Practice, however, should become a practical part of the student’s day as soon as possible. Just knowing there is a difference between two pronunciation styles does not make one an expert at using both styles. Reading about a topic will never lead to the level of expertise experienced by someone who engages in and applies the topic in a meaningful manner. The speaker should look for daily opportunities to apply their new skills to home, social and work related routines. On a regularly scheduled basis, that practice should involve getting in the ring with the instructor. After all, the purpose of each session in a PESL program is to teach the student how to practice.

Why are there “3 Languages” represented in Orientation Handout #1?

American English represents the target and the goal, and it can be somewhat of an idealistic goal – but it is the desired result of the client. When used accurately, American English has a different structure and rule set than the client’s Native Language – even if it is English as spoken outside of the United States.

Your Native Language is the program the client has been using until they were introduced to American English. They then made some slight modifications to the program when they introduced the phonological and morphological differences of American English, resulting in their current version of Your Accented English.

Your Accented English is a great place to be – a terrific operating system – if the accuracy level is high enough to break down communication barriers. Any speaker who demonstrates 10 or more errors on a PESL screener, or a few dozen or more errors on a Pattern Analysis, is going to be experiencing communication barriers and breakdown. The PESL program does not eliminate accents. It eliminates the barriers and breakdowns. 

How Can We Be Certain of Client Progress?

We can’t. And you should tell the client. Success, change, progress and improvement – those are all the responsibility of the client. This isn’t a pill or a magic spell. It is the client and not the instructor who holds all of the power.

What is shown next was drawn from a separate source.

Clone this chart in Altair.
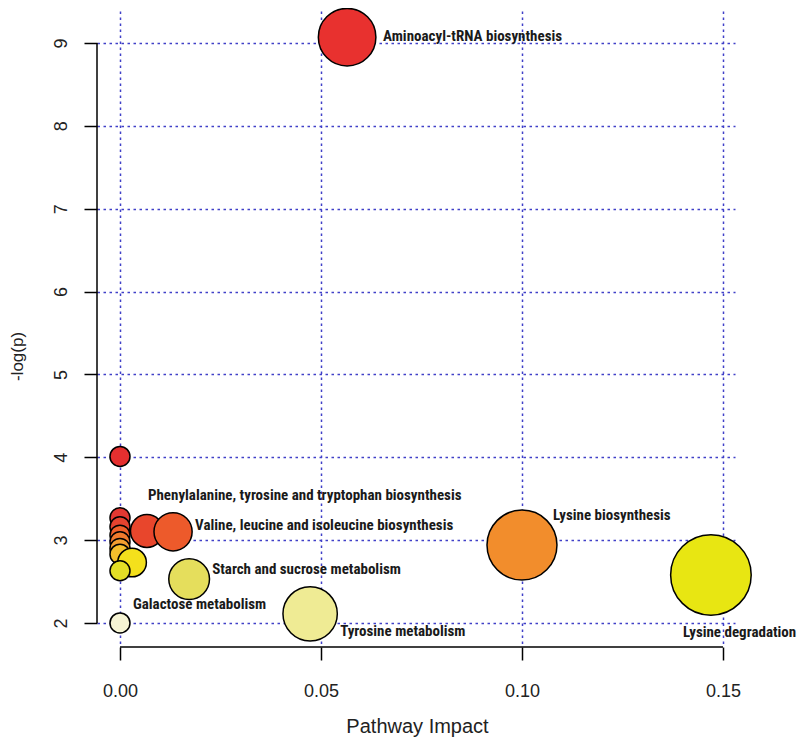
import altair as alt
import pandas as pd

# ---- data ----
pathways = [
    "Aminoacyl-tRNA biosynthesis", "", "", "",
    "Phenylalanine, tyrosine and tryptophan biosynthesis",
    "Valine, leucine and isoleucine biosynthesis",
    "", "", "Lysine biosynthesis", "", "", "", "",
    "Lysine degradation", "Starch and sucrose metabolism",
    "Tyrosine metabolism", "Galactose metabolism",
]
impact = [0.0565, 0.0, 0.0, 0.0, 0.0067, 0.0132, 0.0, 0.0, 0.100, 0.0, 0.0,
          0.003, 0.0, 0.147, 0.0172, 0.0473, 0.0]
neglogp = [9.07, 4.01, 3.27, 3.16, 3.11, 3.10, 3.06, 2.98, 2.94, 2.90, 2.83,
           2.73, 2.63, 2.58, 2.53, 2.11, 2.00]
fill_colors = ["#E8312F", "#E42F2F", "#E33832", "#E5432F", "#E8462C", "#ED5A2B",
               "#EE602A", "#F07A2D", "#F28D2C", "#F29E30", "#F4BE2C", "#F4E01C",
               "#E3DE26", "#E8E612", "#E5DE5C", "#EFEB94", "#F6F4D4"]
x_ticks = [0.0, 0.05, 0.10, 0.15]
y_ticks = [2, 3, 4, 5, 6, 7, 8, 9]

ids = [f"P{i:02d}" for i in range(len(impact))]
df = pd.DataFrame({"id": ids, "pathway": pathways, "impact": impact, "neglogp": neglogp})

# label placement (pixel offsets from circle centre)
label_offsets = {
    "Aminoacyl-tRNA biosynthesis": (36, -1),
    "Phenylalanine, tyrosine and tryptophan biosynthesis": (1, -36),
    "Valine, leucine and isoleucine biosynthesis": (22, -7),
    "Lysine biosynthesis": (31, -30),
    "Lysine degradation": (-28, 57),
    "Starch and sucrose metabolism": (23, -10),
    "Tyrosine metabolism": (30, 17),
    "Galactose metabolism": (13, -19),
}

W, H = 638, 636
xscale = alt.Scale(domain=[-0.00572, 0.15299], nice=False, zero=False)
yscale = alt.Scale(domain=[1.710, 9.386], nice=False, zero=False)

GRID = "#4040C8"
AXFONT = "Liberation Sans"
LBLFONT = "Liberation Sans Narrow, Roboto Condensed, DejaVu Sans Condensed, Arial Narrow, sans-serif"

x_axis = alt.Axis(values=x_ticks, format=".2f", domain=False, tickSize=13, tickWidth=1.5,
                  tickColor="black", labelFont=AXFONT, labelFontSize=18, labelColor="#222",
                  labelPadding=22, grid=True, gridColor=GRID, gridDash=[2.5, 3.5],
                  gridWidth=1.5, title="Pathway Impact", titleFont=AXFONT,
                  titleFontSize=20, titleFontWeight="normal", titleColor="#222",
                  titleX=320, titleY=79, titleBaseline="middle", titleAlign="center")
y_axis = alt.Axis(values=y_ticks, format="d", domain=False, tickSize=13, tickWidth=1.5,
                  tickColor="black", labelFont=AXFONT, labelFontSize=18, labelColor="#222",
                  labelAngle=270, labelAlign="center", labelBaseline="alphabetic",
                  labelPadding=18, grid=True, gridColor=GRID, gridDash=[2.5, 3.5],
                  gridWidth=1.5, title="-log(p)", titleFont=AXFONT, titleFontSize=17,
                  titleFontWeight="normal", titleColor="#222", titleAngle=270,
                  titleX=-80, titleY=345, titleBaseline="middle", titleAlign="center")

base = alt.Chart(df)

points = base.mark_circle(stroke="black", strokeWidth=1.5, opacity=1).transform_calculate(
    radius="10 + 79 * sqrt(datum.impact)"
).encode(
    x=alt.X("impact:Q", scale=xscale, axis=x_axis),
    y=alt.Y("neglogp:Q", scale=yscale, axis=y_axis),
    color=alt.Color("id:N", scale=alt.Scale(domain=ids, range=fill_colors), legend=None),
    size=alt.Size("radius:Q", scale=alt.Scale(type="pow", exponent=2, domain=[0, 50],
                                              range=[0, 10000]), legend=None),
)

one = alt.Data(values=[{}])
y_line = alt.Chart(one).mark_rule(color="black", strokeWidth=1.5).encode(
    x=alt.value(0), y=alt.datum(2, scale=yscale), y2=alt.datum(9))
x_line = alt.Chart(one).mark_rule(color="black", strokeWidth=1.5).encode(
    y=alt.value(H), x=alt.datum(0, scale=xscale), x2=alt.datum(0.15))

labels = []
for name, (dx, dy) in label_offsets.items():
    labels.append(
        base.transform_filter(alt.datum.pathway == name).mark_text(
            align="left", baseline="middle", dx=dx, dy=dy, font=LBLFONT,
            fontSize=15, fontWeight="bold", color="#1a1a1a"
        ).encode(x=alt.X("impact:Q", scale=xscale), y=alt.Y("neglogp:Q", scale=yscale),
                 text="pathway:N")
    )

chart = alt.layer(points, y_line, x_line, *labels).properties(
    width=W, height=H,
    background="white",
    padding={"left": 89, "top": 3, "right": 63, "bottom": 93},
    autosize=alt.AutoSizeParams(type="none"),
).configure_view(strokeWidth=0, stroke="transparent")

chart.save("out.html", embed_options={"renderer": "svg", "actions": False})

As the coach and instructor, you’re going to demonstrate what the best players do. You’re going to show them what accuracy and authenticity look like in spoken American English. You’re going to motivate them to practice every day, and teach them a trick or two along the way. There’s a long history of successes behind the PESL program; those who practice every day for 12 weeks consistently show improvement in pronunciation accuracy go up by 50-70%. Anecdotally, many active PESL instructors will tell you that improvement rates of 80-90% are not very rare.

There are three things shared by all those who progressed from being a speaker with an accent that created barriers, to a skilled speaker of American English – barrier free:

  1. They showed up for each scheduled session, and minimized interruptions in the course delivery process. In other words, they didn’t take several weeks off during the planned course program.
  2. They participated as if everything was on the line. In some cases, it is. In addition to the persistent frustration caused by the communication barrier, there may also be career opportunities, social and personal rewards, professional esteem on the horizon – just out of reach. With the right mindset, a clear agenda, and a great coach, the client can go over that horizon with all cylinders firing.  Encourage your clients to play with everything out on the table. They must follow your models and break through awkward and unfamiliar new sensations during the exercises.
  3. They do their homework. They follow the practice instructions carefully, week after week and day after day. Progress is a reward revealed after a great deal of commitment has been demonstrated. It is nearly impossible for the client to gauge their own progress during a course. The effort will be rewarded at the summit – when the client applies everything they have been learning and practicing to that second analysis at the program’s conclusion.

This is the first of several planned blog entries on the topic of reviewing and revisiting the Orientation segment of Session1 in the PESL program.